> SOURCE RECORDS:
--- START ---

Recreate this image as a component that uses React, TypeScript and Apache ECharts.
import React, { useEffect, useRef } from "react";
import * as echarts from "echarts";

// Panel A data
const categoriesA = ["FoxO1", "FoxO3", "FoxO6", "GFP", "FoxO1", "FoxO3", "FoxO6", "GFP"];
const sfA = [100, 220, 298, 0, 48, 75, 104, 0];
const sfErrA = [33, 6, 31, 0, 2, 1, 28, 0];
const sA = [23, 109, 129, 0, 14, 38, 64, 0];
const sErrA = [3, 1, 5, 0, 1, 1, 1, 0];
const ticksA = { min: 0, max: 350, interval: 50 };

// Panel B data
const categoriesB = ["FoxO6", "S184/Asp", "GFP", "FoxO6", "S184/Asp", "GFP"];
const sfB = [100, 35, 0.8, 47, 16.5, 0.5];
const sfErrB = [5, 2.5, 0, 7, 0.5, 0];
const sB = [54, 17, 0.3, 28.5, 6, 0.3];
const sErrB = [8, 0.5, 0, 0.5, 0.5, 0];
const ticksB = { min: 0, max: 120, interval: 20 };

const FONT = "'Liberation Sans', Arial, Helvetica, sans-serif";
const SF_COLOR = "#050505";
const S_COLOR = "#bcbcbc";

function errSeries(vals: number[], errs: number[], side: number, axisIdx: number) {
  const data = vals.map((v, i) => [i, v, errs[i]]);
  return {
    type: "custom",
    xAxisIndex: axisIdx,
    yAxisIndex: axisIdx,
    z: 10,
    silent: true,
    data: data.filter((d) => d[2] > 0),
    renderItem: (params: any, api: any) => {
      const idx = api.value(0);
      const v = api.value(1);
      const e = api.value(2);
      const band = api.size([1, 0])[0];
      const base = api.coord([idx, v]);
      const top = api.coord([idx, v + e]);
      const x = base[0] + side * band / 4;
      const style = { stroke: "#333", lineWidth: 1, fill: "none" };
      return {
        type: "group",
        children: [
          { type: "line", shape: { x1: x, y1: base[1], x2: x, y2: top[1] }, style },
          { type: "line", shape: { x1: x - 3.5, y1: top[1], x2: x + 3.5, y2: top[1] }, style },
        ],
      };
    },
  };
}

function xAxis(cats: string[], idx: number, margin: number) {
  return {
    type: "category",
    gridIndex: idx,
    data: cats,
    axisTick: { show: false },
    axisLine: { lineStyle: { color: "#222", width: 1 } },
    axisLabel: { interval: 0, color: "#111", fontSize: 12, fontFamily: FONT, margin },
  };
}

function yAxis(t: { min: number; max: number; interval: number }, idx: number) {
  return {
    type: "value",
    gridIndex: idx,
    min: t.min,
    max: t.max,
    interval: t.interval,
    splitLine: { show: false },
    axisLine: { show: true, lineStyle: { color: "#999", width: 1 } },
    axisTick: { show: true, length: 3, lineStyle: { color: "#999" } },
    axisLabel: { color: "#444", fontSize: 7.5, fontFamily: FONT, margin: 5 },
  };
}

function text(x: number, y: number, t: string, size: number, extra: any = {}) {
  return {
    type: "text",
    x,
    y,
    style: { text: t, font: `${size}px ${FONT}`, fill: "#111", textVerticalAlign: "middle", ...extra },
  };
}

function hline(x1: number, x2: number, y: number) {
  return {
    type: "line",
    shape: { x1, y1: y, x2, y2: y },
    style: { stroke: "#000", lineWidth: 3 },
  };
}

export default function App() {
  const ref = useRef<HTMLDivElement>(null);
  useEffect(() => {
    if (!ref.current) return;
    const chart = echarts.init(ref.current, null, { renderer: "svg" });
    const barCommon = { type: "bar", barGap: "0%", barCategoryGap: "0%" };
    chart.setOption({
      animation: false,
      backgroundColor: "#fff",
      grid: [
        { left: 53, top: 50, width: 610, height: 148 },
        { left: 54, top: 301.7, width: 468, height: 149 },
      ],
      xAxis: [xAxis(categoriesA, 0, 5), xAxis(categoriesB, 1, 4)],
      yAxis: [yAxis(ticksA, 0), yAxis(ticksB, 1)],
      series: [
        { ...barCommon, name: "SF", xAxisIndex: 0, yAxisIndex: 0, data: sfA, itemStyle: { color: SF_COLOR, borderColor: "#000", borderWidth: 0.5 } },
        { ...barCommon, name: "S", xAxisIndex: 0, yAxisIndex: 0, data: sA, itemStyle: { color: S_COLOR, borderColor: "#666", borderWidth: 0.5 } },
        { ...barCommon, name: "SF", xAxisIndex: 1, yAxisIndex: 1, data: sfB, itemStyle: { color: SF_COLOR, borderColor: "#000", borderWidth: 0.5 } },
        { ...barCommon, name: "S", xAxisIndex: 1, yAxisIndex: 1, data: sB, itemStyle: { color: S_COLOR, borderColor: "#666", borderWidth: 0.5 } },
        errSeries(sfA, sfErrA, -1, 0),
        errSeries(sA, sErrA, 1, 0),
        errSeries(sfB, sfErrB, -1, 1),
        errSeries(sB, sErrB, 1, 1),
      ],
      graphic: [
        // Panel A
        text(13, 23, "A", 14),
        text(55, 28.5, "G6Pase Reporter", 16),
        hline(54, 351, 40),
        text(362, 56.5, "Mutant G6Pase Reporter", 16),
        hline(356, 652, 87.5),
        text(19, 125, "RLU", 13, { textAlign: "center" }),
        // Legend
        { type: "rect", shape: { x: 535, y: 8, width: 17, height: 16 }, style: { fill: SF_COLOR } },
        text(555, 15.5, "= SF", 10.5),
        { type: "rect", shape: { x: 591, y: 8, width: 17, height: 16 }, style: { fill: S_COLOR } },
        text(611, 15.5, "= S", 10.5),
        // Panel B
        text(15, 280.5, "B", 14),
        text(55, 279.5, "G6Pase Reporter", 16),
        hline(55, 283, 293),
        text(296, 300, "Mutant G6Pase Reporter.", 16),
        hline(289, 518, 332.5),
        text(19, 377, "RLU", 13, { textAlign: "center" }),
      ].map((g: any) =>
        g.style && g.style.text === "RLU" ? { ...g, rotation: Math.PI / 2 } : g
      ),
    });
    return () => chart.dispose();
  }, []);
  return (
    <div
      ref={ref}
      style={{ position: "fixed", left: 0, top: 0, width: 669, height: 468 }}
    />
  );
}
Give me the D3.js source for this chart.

--- END ---

> WHAT IS NEEDED:
Begin at the top of the records above and quote each line exactly, ending with the line that contains "import * as".

> OUTPUT OF THE TASK:
Recreate this image as a component that uses React, TypeScript and Apache ECharts.
import React, { useEffect, useRef } from "react";
import * as echarts from "echarts";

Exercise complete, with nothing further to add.